Nowadays, Fresnel technology seems to have great potential to reduce the Levelized Cost of Energy (LCOE) in CSP. This is due to the fact that lineal Fresnel collectors have obvious economic advantages when compared to other technologies: (1) Only one receiver is used for the whole array of mirrors, and it is fixed. As a result, no rotating joints or flexible hoses are required, and therefore no environmental or health issues due to hot oil leakages must be prevented. In addition, thanks to this configuration the tracked structure is lighter and thus the rotating mechanism is simpler. (2) There is no need for glass-metal welds, which often cause receiver ruptures due to dilatation coefficient differences. Therefore, the receiver is more robust. (3) Mirrors are less expensive and easier to clean thanks to their low curvature.

Although most of the comparative studies between Parabolic Troughs and Fresnel are focused on electricity production (not relevant in ASTEP), there is another application for which Fresnel collectors are particularly attractive, which is to generate thermal energy for industrial processes, in the temperature range 150ºC-400ºC. For industrial applications, the Rotary Fresnel Collector is even more attractive, as the investment cost is reduced in regards to a conventional Fresnel, and the operation and maintenance are simple and reliable.

A latent thermal energy storage system will be installed, in order to accommodate the delay between solar energy supply and heat demand. Different phase change materials (PCM) will be considered for the temperature levels of the End Users' requirements. The development of a storage system based on hybrid active-passive heat transfer techniques will be developed in the frame of the ASTEP project. This enables its manageability in relatively small sizes, as required by industrial sites.

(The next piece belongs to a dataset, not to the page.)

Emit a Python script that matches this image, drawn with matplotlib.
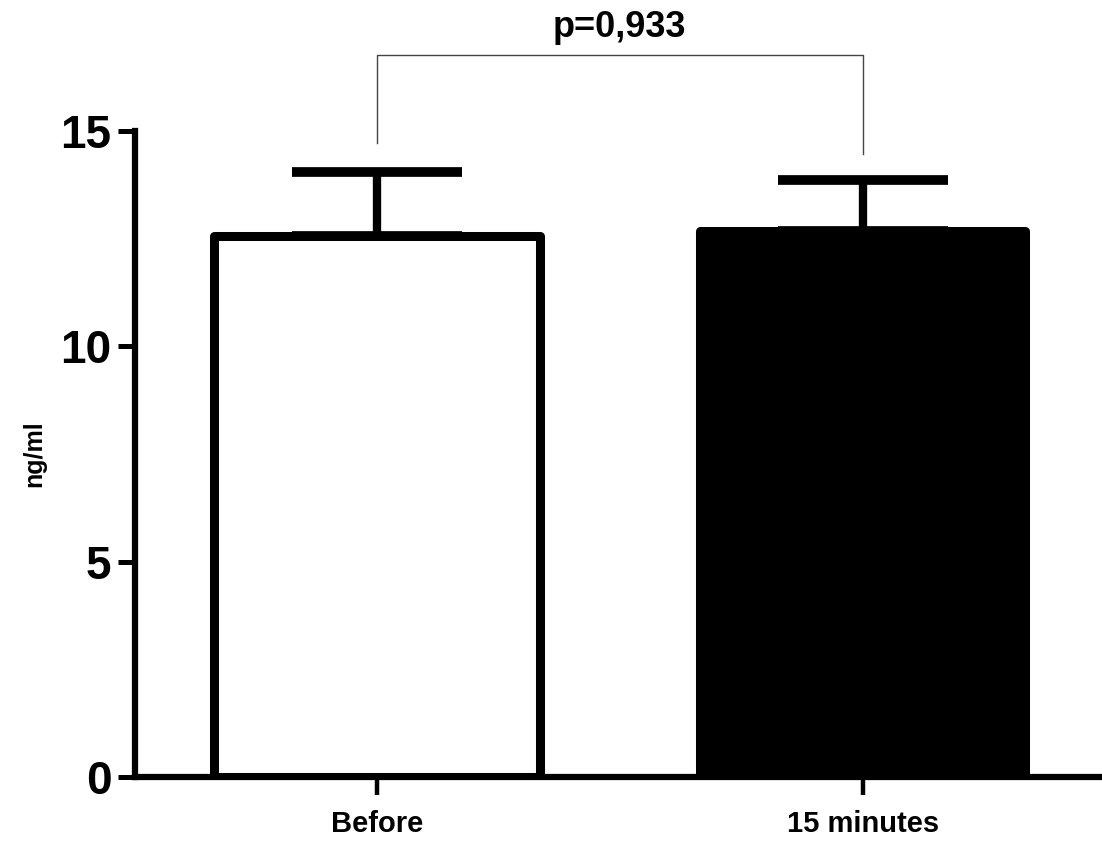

The use of honeycomb inserts, as energy storage concept for this proposal, is intended for increasing the surface-to-volume ratio in the storage system. At the same time, the mechanical integrity of the honeycomb, compared to other inserts like metallic foams, will ensure the full impact of thermal cycling on the long-term effectiveness of the system.

The hybrid nature of the thermal storage system to be implemented accounts for an active control of the power release, based on the regulation of the mass flow distribution across the multi-tube arrangement. This is of special interest for designing a LTES system with separated thermal capacity and power.

These systems must be integrated in a global control system, which includes not only the collector and the storage, but also the heat exchanger and absorption chillers in the case of refrigeration requirements. Specific tailored designs and control strategies addressing individual user demand profiles, location data, max and min thermal demand, and operational times. Compactness in design, all the equipment can be located outdoors on the building roof or a free lot, thus sparring valuable plant or industry floor.

In this project, two applications have been selected:

• Pasteurization process in the food industry in Greece (37.93 N) with a temperature demand of 170 ºC. (the provision of solar-driven chilling, typically requiring a heat source of at ~140 ºC) will also be included at this site).

• Preheating process in a fabricated metal industry in Romania (latitude 47.1 N), with a temperature demand above 220 ºC.

The proposed solar concept will be adapted to the different processes of the two industries, at different temperatures and located at different latitudes. This is one of the main advantages of ASTEP: its versatility to provide heat at very different conditions and thermal loads even within the same industry, thanks to reliable solar heat production and suitable management of the energy thanks to the thermal storage system.

In addition, the modularity of the proposed concentrator may lead to a fast application of the concepts to different industries and different sizes. Multiple concentrator modules can be installed in parallel with common storage within an integrated ASTEP system. This will aid in the standardization of the system, which will be done during the project in order to allow ease of replication.

In addition, ASTEP will use Finite Element Analysis (FEA) and Computational Fluid Dynamics (CFD) to provide structural, thermal and fluid analysis to optimise the solar collector and the STE system which is also an innovation into SHIP systems.

The main activities of the ASTEP project will bring the technology from the first laboratory test completed (TRL 3) to a large-scale prototype tested in intended environments (TRL 5).

The consortium is made of 16 partners, from which 6 are RTOs and Academia, 6 engineering and equipment SME, 2 process industries and 2 bridging the gap companies/RTO.